Different From the Reagan Years

These are just some of the emergent notions of a new framework for corporate sustainability. Companies are altering the systems in which they operate, driving entire industries toward a set of market rules that bring us toward a sustainable future.

So, while President-elect Trump’s approach to the EPA bears similarities to President Reagan‘s attempts to roll back environmental regulations in the 1980s, and likely faces a similar backlash, there is one big difference; some of that backlash will come from businesses who are leading on greenhouse gas reductions and renewable energy and not fighting government-led environmental policies as they did in the 1980s. To get a sense of the shifting economic landscape, jobs in the clean energy sector exceeded those in oil drilling for the first time in 2016 and continue to grow. Indeed, many within these and other sectors are already pushing back on Trump’s dismissal of climate change and continuing with strategies of their own.
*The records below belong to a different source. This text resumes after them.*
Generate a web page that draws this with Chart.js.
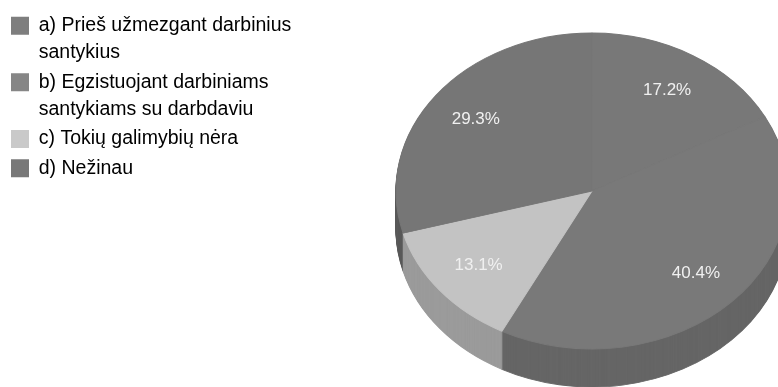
<!DOCTYPE html>
<html>
<head>
<meta charset="utf-8">
<style>
html, body { margin: 0; padding: 0; background: #fff; }
#wrap { width: 778px; height: 387px; overflow: hidden; }
</style>
<script src="https://cdn.jsdelivr.net/npm/chart.js@4/dist/chart.umd.min.js"></script>
</head>
<body>
<div id="wrap"><canvas id="pie"></canvas></div>
<script>
const CATEGORIES = [
    ['a) Prieš užmezgant darbinius', 'santykius'],
    ['b) Egzistuojant darbiniams', 'santykiams su darbdaviu'],
    ['c) Tokių galimybių nėra'],
    ['d) Nežinau']
];
const VALUES = [17.2, 40.4, 13.1, 29.3];
const TOP_COLORS = ['#787878', '#797979', '#c3c3c3', '#767676'];
const SIDE_COLORS = ['#626262', '#666666', '#9b9b9b', '#5a5a5a'];
const LEGEND_COLORS = ['#7e7e7e', '#868686', '#c9c9c9', '#787878'];

// tilted pie: face ellipse and rim height, in canvas pixels
const FACE = { x: 592, y: 191, rx: 196, ry: 158, depth: 38 };

function applyTilt(ctx, arc, dy) {
    ctx.translate(FACE.x, FACE.y + dy);
    ctx.scale(FACE.rx / arc.outerRadius, FACE.ry / arc.outerRadius);
    ctx.translate(-arc.x, -arc.y);
}

const tiltedPie = {
    id: 'tiltedPie',
    beforeDatasetDraw(chart, args) {
        const ctx = chart.ctx;
        const arcs = args.meta.data;
        // rim first, the same arcs stacked downward in the darker colours
        for (let dy = FACE.depth; dy >= 1; dy--) {
            arcs.forEach((arc, i) => {
                const saved = arc.options;
                arc.options = Object.assign({}, saved, {
                    backgroundColor: SIDE_COLORS[i],
                    borderColor: SIDE_COLORS[i]
                });
                ctx.save();
                applyTilt(ctx, arc, dy);
                arc.draw(ctx);
                ctx.restore();
                arc.options = saved;
            });
        }
        ctx.save();
        applyTilt(ctx, arcs[0], 0);
    },
    afterDatasetDraw(chart, args) {
        const ctx = chart.ctx;
        ctx.restore();
        // percentage labels on the face
        ctx.save();
        ctx.font = '17px "Liberation Sans", Arial, sans-serif';
        ctx.fillStyle = '#f0f0f0';
        ctx.textAlign = 'center';
        ctx.textBaseline = 'middle';
        args.meta.data.forEach((arc, i) => {
            const mid = (arc.startAngle + arc.endAngle) / 2;
            const tx = FACE.x + Math.cos(mid) * FACE.rx * 0.745;
            const ty = FACE.y + Math.sin(mid) * FACE.ry * 0.745;
            ctx.fillText(VALUES[i].toFixed(1) + '%', tx, ty);
        });
        ctx.restore();
    }
};

new Chart(document.getElementById('pie'), {
    type: 'pie',
    data: {
        labels: CATEGORIES.map(c => c.join(' ')),
        datasets: [{
            data: VALUES,
            backgroundColor: TOP_COLORS,
            borderColor: TOP_COLORS,
            borderWidth: 1
        }]
    },
    options: {
        responsive: true,
        maintainAspectRatio: false,
        animation: false,
        layout: { padding: { left: 9, top: 14 } },
        plugins: {
            tooltip: { enabled: false },
            legend: {
                position: 'left',
                align: 'start',
                labels: {
                    color: '#4a4a4a',
                    font: { family: '"Liberation Sans", Arial, sans-serif', size: 19.5, lineHeight: 1.4 },
                    boxWidth: 18,
                    boxHeight: 18,
                    padding: 2,
                    generateLabels() {
                        return CATEGORIES.map((text, i) => ({
                            text: text,
                            fillStyle: LEGEND_COLORS[i],
                            strokeStyle: LEGEND_COLORS[i],
                            lineWidth: 0,
                            index: i
                        }));
                    }
                }
            }
        }
    },
    plugins: [tiltedPie]
});
</script>
</body>
</html>
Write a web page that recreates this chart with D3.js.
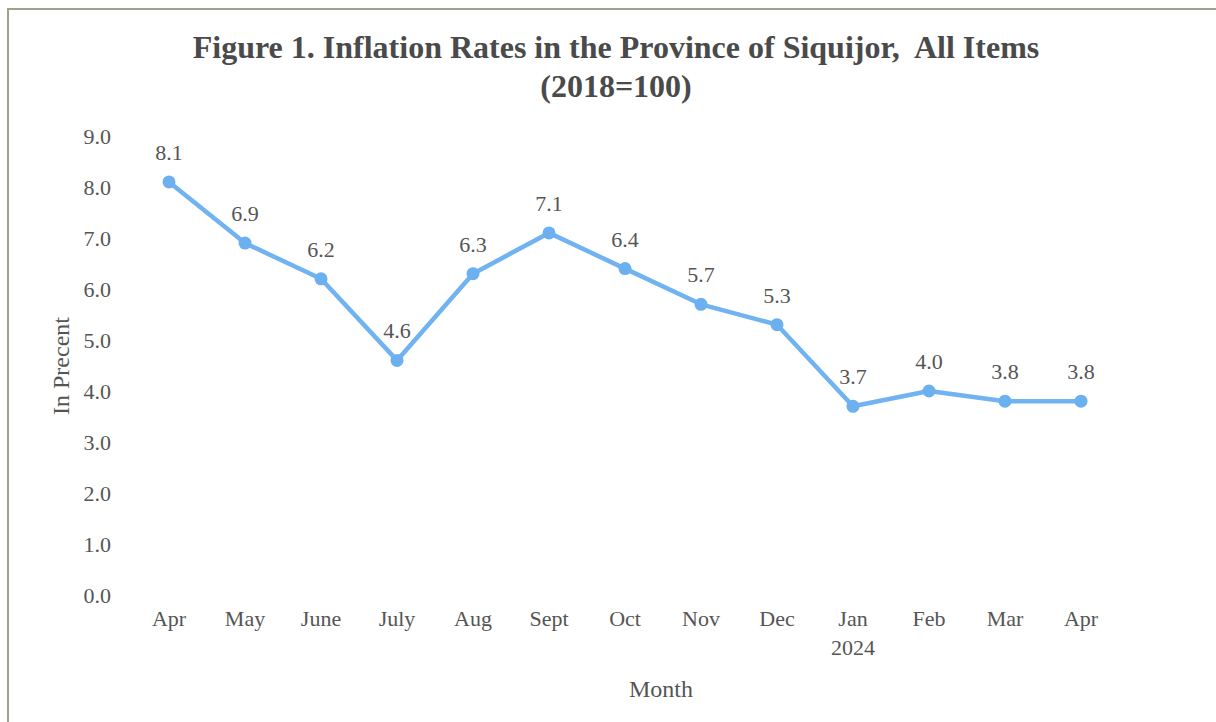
<!DOCTYPE html>
<html>
<head>
<meta charset="utf-8">
<script src="https://cdn.jsdelivr.net/npm/d3@7"></script>
<style>
  body { margin: 0; background: #fff; }
  svg text { font-family: "Liberation Serif", "Times New Roman", serif; }
</style>
</head>
<body>
<svg id="chart" width="1216" height="722"></svg>
<script>
// data
var months = ['Apr', 'May', 'June', 'July', 'Aug', 'Sept', 'Oct', 'Nov', 'Dec', 'Jan', 'Feb', 'Mar', 'Apr '];
var subLabels = ['', '', '', '', '', '', '', '', '', '2024', '', '', ''];
var rates = [8.1, 6.9, 6.2, 4.6, 6.3, 7.1, 6.4, 5.7, 5.3, 3.7, 4.0, 3.8, 3.8];
var yTicks = [0, 1, 2, 3, 4, 5, 6, 7, 8, 9];

var svg = d3.select('#chart');
var textColor = '#555';

// frame (top and left edge only, as scanned)
svg.append('path')
  .attr('d', 'M8,722 L8,9 L1216,9')
  .attr('fill', 'none')
  .attr('stroke', '#a0a28a')
  .attr('stroke-width', 2);

var x = d3.scaleBand().domain(months).range([131, 1119]);
var y = d3.scaleLinear().domain([0, 9]).range([595, 136]);

// title
svg.append('text')
  .attr('x', 616).attr('y', 58)
  .attr('text-anchor', 'middle')
  .attr('font-size', 32).attr('font-weight', 'bold')
  .attr('fill', '#4a4a4a')
  .text('Figure 1. Inflation Rates in the Province of Siquijor,\u00a0 All Items');
svg.append('text')
  .attr('x', 616).attr('y', 97)
  .attr('text-anchor', 'middle')
  .attr('font-size', 32).attr('font-weight', 'bold')
  .attr('fill', '#4a4a4a')
  .text('(2018=100)');

// y axis (labels only)
var yAxis = svg.append('g')
  .attr('transform', 'translate(111,0)')
  .call(d3.axisLeft(y).tickValues(yTicks).tickSize(0).tickPadding(0).tickFormat(d3.format('.1f')));
yAxis.select('.domain').remove();
yAxis.selectAll('text')
  .attr('font-family', '"Liberation Serif", serif')
  .attr('font-size', 22)
  .attr('fill', textColor);

// x axis (labels only)
var xAxis = svg.append('g')
  .attr('transform', 'translate(0,610)')
  .call(d3.axisBottom(x).tickSize(0).tickPadding(0).tickFormat(function(d) { return d.trim(); }));
xAxis.select('.domain').remove();
xAxis.selectAll('text')
  .attr('font-family', '"Liberation Serif", serif')
  .attr('font-size', 22)
  .attr('fill', textColor);

svg.append('g').selectAll('text')
  .data(months)
  .enter().append('text')
  .attr('x', function(d) { return x(d) + x.bandwidth() / 2; })
  .attr('y', 655)
  .attr('text-anchor', 'middle')
  .attr('font-size', 22)
  .attr('fill', textColor)
  .text(function(d, i) { return subLabels[i]; });

// axis titles
svg.append('text')
  .attr('transform', 'translate(69,366) rotate(-90)')
  .attr('text-anchor', 'middle')
  .attr('font-size', 24)
  .attr('fill', textColor)
  .text('In Precent');
svg.append('text')
  .attr('x', 661).attr('y', 697)
  .attr('text-anchor', 'middle')
  .attr('font-size', 24)
  .attr('fill', textColor)
  .text('Month');

// line
var cx = function(d, i) { return x(months[i]) + x.bandwidth() / 2; };
var line = d3.line()
  .x(cx)
  .y(function(d) { return y(d); });

svg.append('path')
  .datum(rates)
  .attr('d', line)
  .attr('fill', 'none')
  .attr('stroke', '#70b3f0')
  .attr('stroke-width', 4.5)
  .attr('stroke-linejoin', 'round');

svg.append('g').selectAll('circle')
  .data(rates)
  .enter().append('circle')
  .attr('cx', cx)
  .attr('cy', function(d) { return y(d); })
  .attr('r', 6.5)
  .attr('fill', '#6cb0f0');

svg.append('g').selectAll('text')
  .data(rates)
  .enter().append('text')
  .attr('x', cx)
  .attr('y', function(d) { return y(d) - 22; })
  .attr('text-anchor', 'middle')
  .attr('font-size', 22)
  .attr('fill', textColor)
  .text(d3.format('.1f'));
</script>
</body>
</html>
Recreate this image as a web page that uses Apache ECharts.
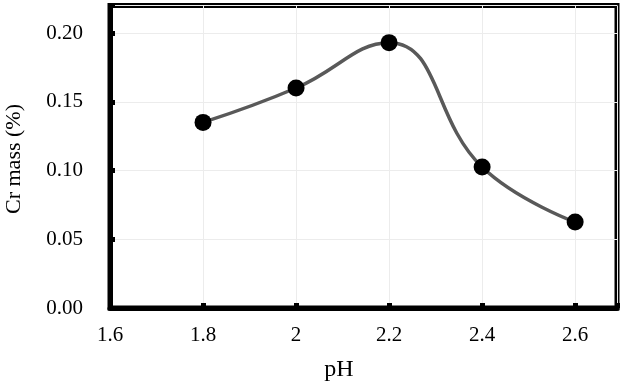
<!DOCTYPE html>
<html><head><meta charset="utf-8">
<script src="https://cdn.jsdelivr.net/npm/echarts@6/dist/echarts.min.js"></script>
<style>html,body{margin:0;padding:0;background:#fff}#c{width:624px;height:384px}</style>
</head><body><div id="c"></div>
<script>
const phValues = [1.8, 2.0, 2.2, 2.4, 2.6];
const crMass = [0.135, 0.160, 0.193, 0.1025, 0.0625];
const xName = 'pH';
const yName = 'Cr mass (%)';

const chart = echarts.init(document.getElementById('c'));
const font = 'Liberation Serif';
chart.setOption({
  animation: false,
  grid: {left: 110, right: 7, top: 5.5, bottom: 76, show: true, borderColor: '#000', borderWidth: 5},
  xAxis: {
    type: 'value', min: 1.6, max: 2.69, interval: 0.2,
    axisLine: {show: true, lineStyle: {color: '#000', width: 5}},
    axisTick: {show: true, inside: true, length: 5, lineStyle: {color: '#000', width: 5}},
    splitLine: {show: true, lineStyle: {color: '#ececec', width: 1}},
    axisLabel: {fontFamily: font, fontSize: 21, color: '#000', margin: 17,
      formatter: v => (v > 2.65 ? '' : String(+v.toFixed(1)))}
  },
  yAxis: {
    type: 'value', min: 0, max: 0.22, interval: 0.05,
    axisLine: {show: true, lineStyle: {color: '#000', width: 5}},
    axisTick: {show: true, inside: true, length: 5, lineStyle: {color: '#000', width: 5}},
    splitLine: {show: true, lineStyle: {color: '#ececec', width: 1}},
    axisLabel: {fontFamily: font, fontSize: 21, color: '#000', margin: 27,
      formatter: v => (v > 0.21 ? '' : v.toFixed(2))}
  },
  graphic: [
    {type: 'text', x: 339, y: 370, style: {text: xName, fontFamily: font, fontSize: 24, fill: '#000', align: 'center', verticalAlign: 'middle'}},
    {type: 'text', x: 14, y: 159, rotation: Math.PI / 2,
      style: {text: yName, fontFamily: font, fontSize: 22, fill: '#000', align: 'center', verticalAlign: 'middle'}}
  ],
  series: [{
    type: 'line', smooth: 0.45,
    data: phValues.map((x, i) => [x, crMass[i]]),
    lineStyle: {color: '#595959', width: 3.5},
    symbol: 'circle', symbolSize: 17,
    itemStyle: {color: '#000', borderWidth: 0}
  }]
});
</script></body></html>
They will do this with, or without, the cooperation of governments and their political shifts back and forth on these critical issues.

For example, Toyota, in its effort to go carbon-neutral, must think systemically and include many partners, just as Tesla is doing as it challenges the calculus for electric cars sector-wide. To enact system-wide change, companies are also working with governments to phase out heat-trapping HFC chemicals, set new efficiency standards on trucks, establish transparency rules on conflict minerals or participate in negotiations on a global climate change agreement. Examples of companies doing it on their own include changes in the supply chain on rubber or the reduction (even elimination) of antibiotics in chicken.

In each of these cases, companies are stepping into, in the words of Unilever CEO Paul Polman, “a very interesting period in history where the responsible business world is running ahead of the politicians” and taking on a broader role to “serve society.”